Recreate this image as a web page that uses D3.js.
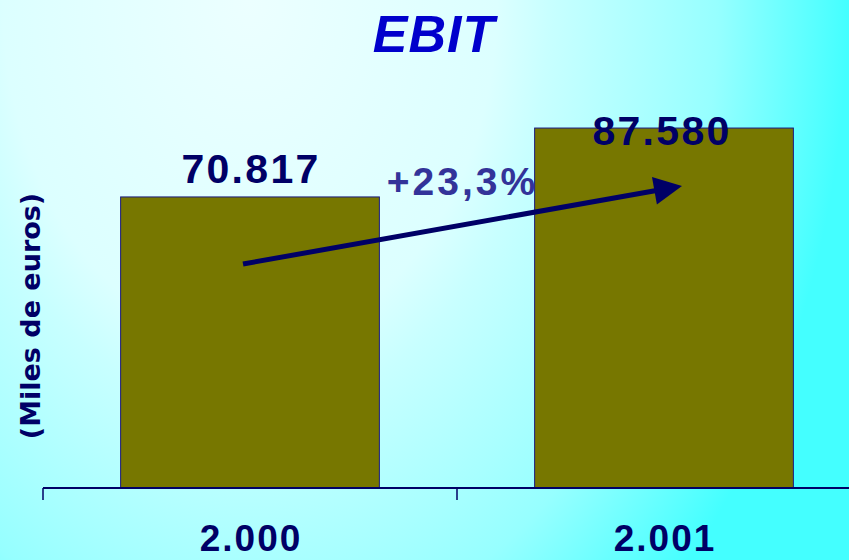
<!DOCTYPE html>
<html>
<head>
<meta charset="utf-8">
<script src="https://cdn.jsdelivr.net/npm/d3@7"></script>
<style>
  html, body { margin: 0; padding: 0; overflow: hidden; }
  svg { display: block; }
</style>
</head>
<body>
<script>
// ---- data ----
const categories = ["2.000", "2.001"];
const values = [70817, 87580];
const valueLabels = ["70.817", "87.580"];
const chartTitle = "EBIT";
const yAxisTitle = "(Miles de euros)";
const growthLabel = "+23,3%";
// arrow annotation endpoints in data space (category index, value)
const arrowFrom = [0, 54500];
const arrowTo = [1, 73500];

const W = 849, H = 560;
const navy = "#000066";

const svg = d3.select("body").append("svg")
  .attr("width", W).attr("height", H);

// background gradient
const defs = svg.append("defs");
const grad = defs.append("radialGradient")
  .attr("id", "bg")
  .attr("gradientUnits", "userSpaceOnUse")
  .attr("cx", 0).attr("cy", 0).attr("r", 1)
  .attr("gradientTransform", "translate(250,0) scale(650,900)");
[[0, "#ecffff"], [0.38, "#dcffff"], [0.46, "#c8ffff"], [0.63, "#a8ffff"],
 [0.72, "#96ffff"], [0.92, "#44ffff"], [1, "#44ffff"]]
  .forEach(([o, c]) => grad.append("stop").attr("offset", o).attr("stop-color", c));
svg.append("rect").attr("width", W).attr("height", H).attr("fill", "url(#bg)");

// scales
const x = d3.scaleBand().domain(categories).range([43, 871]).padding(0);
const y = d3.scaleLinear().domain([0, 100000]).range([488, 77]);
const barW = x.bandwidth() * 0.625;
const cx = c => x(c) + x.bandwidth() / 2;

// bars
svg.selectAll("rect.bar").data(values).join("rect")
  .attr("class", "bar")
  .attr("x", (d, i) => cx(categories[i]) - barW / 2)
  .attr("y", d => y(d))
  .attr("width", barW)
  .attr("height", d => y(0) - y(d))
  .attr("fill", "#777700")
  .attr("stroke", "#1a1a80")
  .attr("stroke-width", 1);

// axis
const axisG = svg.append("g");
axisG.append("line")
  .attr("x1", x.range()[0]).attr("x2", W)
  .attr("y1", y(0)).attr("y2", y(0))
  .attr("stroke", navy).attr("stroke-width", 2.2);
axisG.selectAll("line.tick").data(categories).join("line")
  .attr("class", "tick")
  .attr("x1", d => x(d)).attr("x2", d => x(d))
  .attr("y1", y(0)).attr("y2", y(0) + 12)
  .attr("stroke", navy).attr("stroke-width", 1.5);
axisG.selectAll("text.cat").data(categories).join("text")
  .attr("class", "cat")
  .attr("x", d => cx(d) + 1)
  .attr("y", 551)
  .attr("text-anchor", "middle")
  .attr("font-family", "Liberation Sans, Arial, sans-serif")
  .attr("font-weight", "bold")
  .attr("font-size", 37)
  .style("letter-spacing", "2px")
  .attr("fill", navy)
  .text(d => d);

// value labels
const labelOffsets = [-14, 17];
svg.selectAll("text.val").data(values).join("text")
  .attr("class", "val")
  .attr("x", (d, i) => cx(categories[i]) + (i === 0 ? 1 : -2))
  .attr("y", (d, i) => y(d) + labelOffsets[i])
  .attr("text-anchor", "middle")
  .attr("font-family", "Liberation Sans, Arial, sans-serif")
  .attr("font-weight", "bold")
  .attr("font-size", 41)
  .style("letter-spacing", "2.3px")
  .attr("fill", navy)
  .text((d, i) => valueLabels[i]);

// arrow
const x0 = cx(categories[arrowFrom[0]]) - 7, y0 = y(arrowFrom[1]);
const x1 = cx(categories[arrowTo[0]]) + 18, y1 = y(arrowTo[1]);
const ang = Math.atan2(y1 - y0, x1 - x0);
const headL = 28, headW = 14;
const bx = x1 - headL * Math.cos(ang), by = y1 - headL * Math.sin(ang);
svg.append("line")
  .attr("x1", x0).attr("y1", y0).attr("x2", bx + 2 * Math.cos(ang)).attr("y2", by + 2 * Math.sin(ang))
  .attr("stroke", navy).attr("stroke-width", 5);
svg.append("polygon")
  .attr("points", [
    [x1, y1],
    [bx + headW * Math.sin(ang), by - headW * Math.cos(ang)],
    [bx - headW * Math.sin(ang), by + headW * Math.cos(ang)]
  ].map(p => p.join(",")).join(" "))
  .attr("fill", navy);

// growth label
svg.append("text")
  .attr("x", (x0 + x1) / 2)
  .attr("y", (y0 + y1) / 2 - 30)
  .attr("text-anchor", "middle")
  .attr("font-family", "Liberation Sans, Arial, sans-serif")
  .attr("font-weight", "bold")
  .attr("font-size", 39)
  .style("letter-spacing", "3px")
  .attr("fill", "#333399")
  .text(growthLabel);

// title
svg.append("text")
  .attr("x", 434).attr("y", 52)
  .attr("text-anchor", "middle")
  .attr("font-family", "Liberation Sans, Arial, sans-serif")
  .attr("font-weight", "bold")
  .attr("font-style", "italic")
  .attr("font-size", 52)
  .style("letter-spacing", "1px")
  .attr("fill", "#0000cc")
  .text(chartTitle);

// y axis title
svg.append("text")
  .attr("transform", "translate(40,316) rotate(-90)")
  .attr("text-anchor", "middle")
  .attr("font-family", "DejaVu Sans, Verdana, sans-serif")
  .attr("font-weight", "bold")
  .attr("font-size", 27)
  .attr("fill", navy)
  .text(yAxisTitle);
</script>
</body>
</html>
════
> **Instructions for the task**
Exclude the pictures. Write out the remaining data exactly.

> **Written solution**
Recreate this image as a web page that uses D3.js.
<!DOCTYPE html>
<html>
<head>
<meta charset="utf-8">
<script src="https://cdn.jsdelivr.net/npm/d3@7"></script>
<style>
  html, body { margin: 0; padding: 0; overflow: hidden; }
  svg { display: block; }
</style>
</head>
<body>
<script>
// ---- data ----
const categories = ["2.000", "2.001"];
const values = [70817, 87580];
const valueLabels = ["70.817", "87.580"];
const chartTitle = "EBIT";
const yAxisTitle = "(Miles de euros)";
const growthLabel = "+23,3%";
// arrow annotation endpoints in data space (category index, value)
const arrowFrom = [0, 54500];
const arrowTo = [1, 73500];

const W = 849, H = 560;
const navy = "#000066";

const svg = d3.select("body").append("svg")
  .attr("width", W).attr("height", H);

// background gradient
const defs = svg.append("defs");
const grad = defs.append("radialGradient")
  .attr("id", "bg")
  .attr("gradientUnits", "userSpaceOnUse")
  .attr("cx", 0).attr("cy", 0).attr("r", 1)
  .attr("gradientTransform", "translate(250,0) scale(650,900)");
[[0, "#ecffff"], [0.38, "#dcffff"], [0.46, "#c8ffff"], [0.63, "#a8ffff"],
 [0.72, "#96ffff"], [0.92, "#44ffff"], [1, "#44ffff"]]
  .forEach(([o, c]) => grad.append("stop").attr("offset", o).attr("stop-color", c));
svg.append("rect").attr("width", W).attr("height", H).attr("fill", "url(#bg)");

// scales
const x = d3.scaleBand().domain(categories).range([43, 871]).padding(0);
const y = d3.scaleLinear().domain([0, 100000]).range([488, 77]);
const barW = x.bandwidth() * 0.625;
const cx = c => x(c) + x.bandwidth() / 2;

// bars
svg.selectAll("rect.bar").data(values).join("rect")
  .attr("class", "bar")
  .attr("x", (d, i) => cx(categories[i]) - barW / 2)
  .attr("y", d => y(d))
  .attr("width", barW)
  .attr("height", d => y(0) - y(d))
  .attr("fill", "#777700")
  .attr("stroke", "#1a1a80")
  .attr("stroke-width", 1);

// axis
const axisG = svg.append("g");
axisG.append("line")
  .attr("x1", x.range()[0]).attr("x2", W)
  .attr("y1", y(0)).attr("y2", y(0))
  .attr("stroke", navy).attr("stroke-width", 2.2);
axisG.selectAll("line.tick").data(categories).join("line")
  .attr("class", "tick")
  .attr("x1", d => x(d)).attr("x2", d => x(d))
  .attr("y1", y(0)).attr("y2", y(0) + 12)
  .attr("stroke", navy).attr("stroke-width", 1.5);
axisG.selectAll("text.cat").data(categories).join("text")
  .attr("class", "cat")
  .attr("x", d => cx(d) + 1)
  .attr("y", 551)
  .attr("text-anchor", "middle")
  .attr("font-family", "Liberation Sans, Arial, sans-serif")
  .attr("font-weight", "bold")
  .attr("font-size", 37)
  .style("letter-spacing", "2px")
  .attr("fill", navy)
  .text(d => d);

// value labels
const labelOffsets = [-14, 17];
svg.selectAll("text.val").data(values).join("text")
  .attr("class", "val")
  .attr("x", (d, i) => cx(categories[i]) + (i === 0 ? 1 : -2))
  .attr("y", (d, i) => y(d) + labelOffsets[i])
  .attr("text-anchor", "middle")
  .attr("font-family", "Liberation Sans, Arial, sans-serif")
  .attr("font-weight", "bold")
  .attr("font-size", 41)
  .style("letter-spacing", "2.3px")
  .attr("fill", navy)
  .text((d, i) => valueLabels[i]);

// arrow
const x0 = cx(categories[arrowFrom[0]]) - 7, y0 = y(arrowFrom[1]);
const x1 = cx(categories[arrowTo[0]]) + 18, y1 = y(arrowTo[1]);
const ang = Math.atan2(y1 - y0, x1 - x0);
const headL = 28, headW = 14;
const bx = x1 - headL * Math.cos(ang), by = y1 - headL * Math.sin(ang);
svg.append("line")
  .attr("x1", x0).attr("y1", y0).attr("x2", bx + 2 * Math.cos(ang)).attr("y2", by + 2 * Math.sin(ang))
  .attr("stroke", navy).attr("stroke-width", 5);
svg.append("polygon")
  .attr("points", [
    [x1, y1],
    [bx + headW * Math.sin(ang), by - headW * Math.cos(ang)],
    [bx - headW * Math.sin(ang), by + headW * Math.cos(ang)]
  ].map(p => p.join(",")).join(" "))
  .attr("fill", navy);

// growth label
svg.append("text")
  .attr("x", (x0 + x1) / 2)
  .attr("y", (y0 + y1) / 2 - 30)
  .attr("text-anchor", "middle")
  .attr("font-family", "Liberation Sans, Arial, sans-serif")
  .attr("font-weight", "bold")
  .attr("font-size", 39)
  .style("letter-spacing", "3px")
  .attr("fill", "#333399")
  .text(growthLabel);

// title
svg.append("text")
  .attr("x", 434).attr("y", 52)
  .attr("text-anchor", "middle")
  .attr("font-family", "Liberation Sans, Arial, sans-serif")
  .attr("font-weight", "bold")
  .attr("font-style", "italic")
  .attr("font-size", 52)
  .style("letter-spacing", "1px")
  .attr("fill", "#0000cc")
  .text(chartTitle);

// y axis title
svg.append("text")
  .attr("transform", "translate(40,316) rotate(-90)")
  .attr("text-anchor", "middle")
  .attr("font-family", "DejaVu Sans, Verdana, sans-serif")
  .attr("font-weight", "bold")
  .attr("font-size", 27)
  .attr("fill", navy)
  .text(yAxisTitle);
</script>
</body>
</html>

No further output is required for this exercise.